Introducing Douglas House, a six-floor office building on Great Titchfield Street in London. Our latest collaboration with TOG (The Office Group), with the ambition to create a workplace where people can feel stimulated by their environment and thus be truly productive.

The connection between our environments, our emotions and our productivity has become increasingly clear in recent years, and the awareness of this relationship has informed the design concept for the project. In Douglas House, we aimed to create somewhere that surprises you from the moment of entry, as well as engaging the brain with touches of the unpredictable, administering what we would like to call a ‘gentle punch’ to all who step in off the street.

  • Project facts
  • Client: The Office Group
  • Location: London, GB
  • Year: 2020

The overall architecture dictated the rationale for the workspace floorplan to a significant extent, which offered us the opportunity to re-conceive the layout so that it flows on a horizontal axis rather than the previous layout that awkwardly connected the building vertically.

Douglas House is a 47,000 sq ft building at 131–151 Great Titchfield Street on the Langham Estate in the West End. When TOG acquired the lease, the 1930s block was devoted to functional but uninspiring office space. TOG had previously called onNote to design the interiors of its office space Summit House in Holborn and were hugely impressed with the way the Stockholm-based practice was able to translate the art deco exterior into a high-level contemporary design that complemented and enhanced the Grade II-listed building. Douglas House’s post-war architecture offers less for both design teams to respond to creatively, so the challenge here was to give it a strong identity that would enable it to hold its own against its more dramatic neighbours in Fitzrovia

The most striking feature of the design is a curvilinear wall of glass blocks that runs the entire length of the ground floor. Based on the idea of a hand-drawn line, the wall creates a sense of light, transparency and openness throughout the space, which is split into three ‘rooms’ by the building’s two stair cores. As well as creating a passage between the rooms at the rear, the wall creates a visual connection between them with material intensity and unexpectedly fluid wavy forms, echoed in the custom-made lighting rafts. On the other side is a bank of courtyard-style meeting rooms, each with a unique layout created by the irregularity of the wall’s shape.

This was a way for us to be disruptive and to challenge the standards of an average refurbishment–to create a space within a space, a world of its own within the old building.

Johannes Carlström — Interior Architect / Founder

The wall also marks a shift in the interior colour palette, with warm woody neutral sand desert shades defining the communal spaces and break-out areas and cooler, softer blues used in the meeting rooms and working areas where concentration and focus are required. 
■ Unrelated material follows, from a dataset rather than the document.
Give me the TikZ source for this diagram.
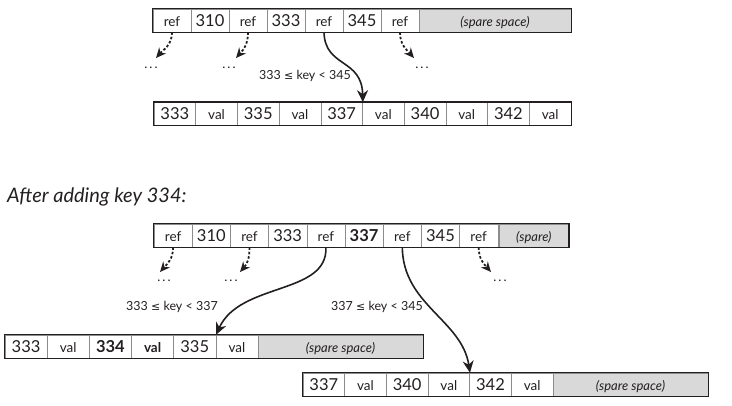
\documentclass[tikz,border=0pt]{standalone}
\usepackage{fontspec}
\setmainfont{Lato}
\newfontfamily\symfont{DejaVu Sans}
\newcommand{\lesym}{{\symfont\fontsize{11}{12}\selectfont ≤}}
\newcommand{\spdots}{.\kern2pt.\kern2pt.}
\usetikzlibrary{arrows.meta}
\definecolor{ink}{HTML}{231F20}
\definecolor{sparefill}{HTML}{D9D9D9}
\definecolor{sepline}{HTML}{8C8C8C}
\tikzset{
  cell/.style={draw=sepline, line width=0.6pt, minimum height=23pt, inner sep=0pt,
    text=ink, text height=11.5pt, text depth=0pt, anchor=center},
  num/.style={cell, font=\fontsize{16.5}{17}\selectfont},
  numb/.style={cell, font=\fontsize{16.5}{17}\selectfont\bfseries},
  word/.style={cell, font=\fontsize{13.5}{14}\selectfont},
  wordb/.style={cell, font=\fontsize{13.5}{14}\selectfont\bfseries},
  sparecell/.style={cell, fill=sparefill, font=\fontsize{13}{14}\selectfont\itshape},
  frame/.style={draw=ink, line width=1.4pt},
  ptr/.style={draw=ink, line width=1.6pt, -{Stealth[length=12pt,width=11pt]}},
  dptr/.style={draw=ink, line width=1.8pt, dash pattern=on 2.5pt off 2pt, -{Stealth[length=10pt,width=9pt]}},
  lbl/.style={text=ink, font=\fontsize{12.5}{14}\selectfont, inner sep=0pt},
  dots/.style={text=ink, font=\fontsize{13}{14}\selectfont, inner sep=0pt},
  title/.style={text=ink, font=\fontsize{20}{22}\selectfont\itshape, inner sep=0pt, anchor=west},
}
\begin{document}
\begin{tikzpicture}[x=1pt,y=-1pt]
\path[use as bounding box] (0,0) rectangle (732,406);

% ---- top: internal node ----
\foreach \s/\t [count=\i] in {word/ref,num/310,word/ref,num/333,word/ref,num/345,word/ref}
  \node[\s, minimum width=38pt] (t\i) at ({153+(\i-0.5)*38},20.5) {\t};
\node[sparecell, minimum width=152pt] (tsp) at (495,20.5) {(spare space)};
\draw[frame] (t1.north west) rectangle (tsp.south east);

% ---- leaf ----
\foreach \s/\t [count=\i] in {num/333,word/val,num/335,word/val,num/337,word/val,num/340,word/val,num/342,word/val}
  \node[\s, minimum width=41.7pt] (r\i) at ({154+(\i-0.5)*41.7},114) {\t};
\draw[frame] (r1.north west) rectangle (r10.south east);

% top arrows
\coordinate (d1) at (156,58);
\coordinate (d2) at (236,58);
\coordinate (d3) at (414,58);
\draw[dptr] (t1.south) .. controls +(0,13) and +(7,-8) .. (d1);
\draw[dptr] (t3.south) .. controls +(0,13) and +(7,-8) .. (d2);
\draw[dptr] (t7.south) .. controls +(0,13) and +(-7,-8) .. (d3);
\node[dots] (e1) at (151,68) {\spdots};
\node[dots] (e2) at (229,68) {\spdots};
\node[dots] (e3) at (422,68) {\spdots};
\draw[ptr] (t5.south) .. controls (325,68) and (362,58) .. (r5.north east);
\node[lbl] (k1) at (305,76) {333 \lesym{} key < 345};

% ---- title ----
\node[title] (hd) at (7,197) {After adding key 334:};

% ---- bottom: internal node ----
\foreach \s/\t [count=\i] in {word/ref,num/310,word/ref,num/333,word/ref,numb/337,word/ref,num/345,word/ref}
  \node[\s, minimum width=38.2pt] (s\i) at ({154+(\i-0.5)*38.2},235.5) {\t};
\node[sparecell, minimum width=70pt] (ssp) at (533.8,235.5) {(spare)};
\draw[frame] (s1.north west) rectangle (ssp.south east);

% ---- bottom-left leaf ----
\foreach \s/\t [count=\i] in {num/333,word/val,numb/334,wordb/val,num/335,word/val}
  \node[\s, minimum width=42.17pt] (a\i) at ({5+(\i-0.5)*42.17},346.5) {\t};
\node[sparecell, minimum width=165pt] (asp) at (340.5,346.5) {(spare space)};
\draw[frame] (a1.north west) rectangle (asp.south east);

% ---- bottom-right leaf ----
\foreach \s/\t [count=\i] in {num/337,word/val,num/340,word/val,num/342,word/val}
  \node[\s, minimum width=41.67pt] (b\i) at ({303+(\i-0.5)*41.67},384.5) {\t};
\node[sparecell, minimum width=155pt] (bsp) at (630.5,384.5) {(spare space)};
\draw[frame] (b1.north west) rectangle (bsp.south east);

% bottom arrows
\coordinate (f1) at (160,272);
\coordinate (f2) at (240,272);
\coordinate (f3) at (491,272);
\draw[dptr] (s1.south) .. controls +(0,12) and +(7,-8) .. (f1);
\draw[dptr] (s3.south) .. controls +(0,12) and +(7,-8) .. (f2);
\draw[dptr] (s9.south) .. controls +(0,12) and +(-7,-8) .. (f3);
\node[dots] (g1) at (164,281) {\spdots};
\node[dots] (g2) at (231,281) {\spdots};
\node[dots] (g3) at (500,281) {\spdots};
\draw[ptr] (s5.south) .. controls (328,295) and (240,282) .. (a5.north east);
\draw[ptr] (s7.south) .. controls (403,305) and (462,320) .. (b4.north east);
\node[lbl] (k2) at (172,307) {333 \lesym{} key < 337};
\node[lbl] (k3) at (377,307) {337 \lesym{} key < 345};
\end{tikzpicture}
\end{document}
It has a lot more expression than you normally see in a traditional office. Our ambition has been to make something that communicates with you intuitively, so that when you enter the space, you can feel the interior almost physically

Charlotte Ackemar — Product Designer

Certainly the building fulfils the practical needs of a modern workplace, but our focus has been on the emotional qualities of the space to stimulate the users’ minds with a lot of different experiences when they move through the building, taking a big step away from the conformity of most office spaces.